Reverend Martin Johnson
We wish not to be unclothed but to be further clothed, so that what is mortal may be swallowed up by life. From this morning’s reading from the second letter to the Corinthians.
Much has been said about the extraordinary life of the Queen, it seems her every move and word has been recorded for posterity. But perhaps the most important moment of her life was not recorded. There is no record on film of her anointing and vesting during the Coronation service in June 1953; this most sacred part of the rite of Coronation was not recorded. The Coronation is often described in sacramental terms, it has been described as the eighth sacrament, this is central to our understanding of the Queen’s ministry.
Away from the cameras, the Queen first put on the newly-made Colobium Sindonis—a loose linen-lawn garment, similar to an alb and she was then anointed with Holy Oil. She was then vested in a robe of cloth of gold called the Dalmatic or Supertunica, the vestment worn by deacons. This vestment is symbolic of service, the Diaconate being the first order of sacred ministry, the order of Service. (Which is what the Greek word means). Back in the glare of the cameras, the stole was then placed around her neck in the manner of the priesthood. It is over these garments that the royal robes and regalia and finally the crown were placed. Underneath the robes of state, those of temporal power and authority, the Queen was clothed in the robes of sacred service and sacrifice, the vestments of humility.
When the crown was placed on her head, the Archbishop of Canterbury prayed that she may obtain the crown of an everlasting kingdom. It is this that celebrate and commemorate today, as we do whenever we gather for a funeral, a memorial or requiem. This kingdom is something that we glimpse here on earth; that we endeavour, in our own way, to bring about through faithful service and sacrifice. Our human endeavours are flawed, yes, but they are valid when they point to something beyond us, when they are sacramental. This is what we strive to do, to point way from us to the God who is our creator, who recreates us—in Christ and goes on remaking us in the Spirit, as Paul reminded us this morning.
King Charles spoke at his accession of the inheritance that is now his. This is important, just as our own Christian inheritance is important—that which we have received. But what is equally important is our tradition—with a capital T. The difference between the two is subtle, but crucial. The future of monarchy depends upon this understanding as does the future of the Church. We inherit from the past, it is handed on to us; it is then beholden upon us to make that inheritance live for us today, for our generation, that we might pass it on, renewed, this is the living tradition of the church.
I believe that we find this distinction in the rite of Coronation and in the traditions of the vesting of the monarch.

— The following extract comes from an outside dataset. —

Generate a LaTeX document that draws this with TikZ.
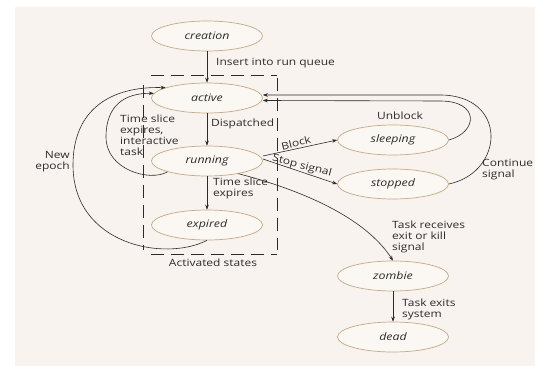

The Crown is inherited; this is both a physical thing and an institution. But underneath lies a vesture of humility. The inheritance of the Crown, if it is to ‘live’, must be carried lightly with humility with a willingness to allow it to be open to the life-giving Spirit; the same applies to the Church.

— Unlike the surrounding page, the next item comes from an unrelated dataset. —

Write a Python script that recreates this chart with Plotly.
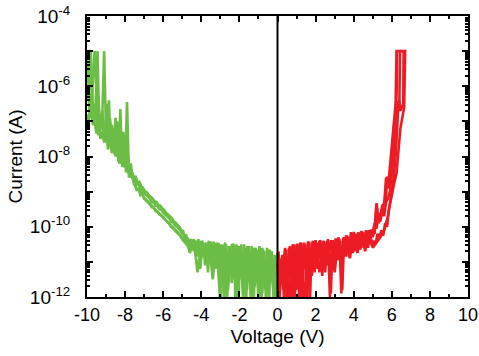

The Monarch is the Defender of the Faith, Supreme Head of the Church of England—an Episcopal Church—and is represented at the General Assembly of the Church of Scotland—a Presbyterian Church—by the Lord High Commissioner, who attends as an observer and is appointed by the Sovereign. Indeed, members of the Royal Family have acted as Lord High Commissioners. The Monarch is also the Head of Commonwealth—a diverse collection of nations with differing ethnicities, cultures, languages, and religions.